Depuis le mois d’avril, de nombreux retraités en Espagne, comme ailleurs, constatent des écarts ou des suspensions de versements, qui perdurent. La communication des services concernés est notoirement insuffisante : les pensionnés découvrent ces anomalies en consultant leur compte bancaire, et doivent affronter seuls les difficultés de trésorerie qui en résultent.
L’urgence d’un accompagnement humain

En tant que conseiller des Français de l’étranger, je tiens à souligner l’angoisse profonde que ces situations provoquent. J’invite les pouvoirs publics à mesurer la détresse de nombreux compatriotes qui, faute d’épargne, peinent à faire face à la suspension imprévue de leurs revenus.
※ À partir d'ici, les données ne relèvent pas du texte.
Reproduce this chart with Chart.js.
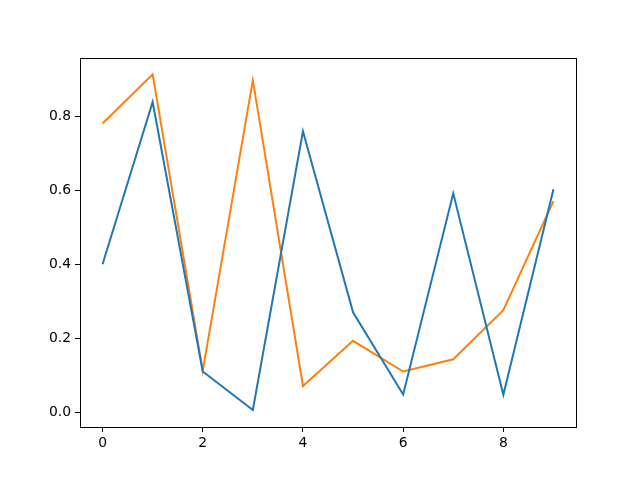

Oui, il faut saluer les avancées numériques : le bon fonctionnement du système consulaire pour l’inscription au registre des Français de l’étranger, la mise en place du vote électronique, ou encore l’expérimentation du renouvellement électronique du passeport…
Mais nous devons exiger, avec la même détermination, le maintien du lien humain. Il n’est pas acceptable que l’automatisation totale se fasse au détriment des plus vulnérables. Les services des retraites de l’État doivent instaurer une information claire et anticipée en cas de difficulté de paiement, et prévoir un accompagnement personnalisé des Français isolés, en lien avec les consulats et les ambassades.
Il est urgent de remettre l’humain au cœur de l’action publique. C’est la condition pour que la modernité reste un progrès — et non une source d’exclusion.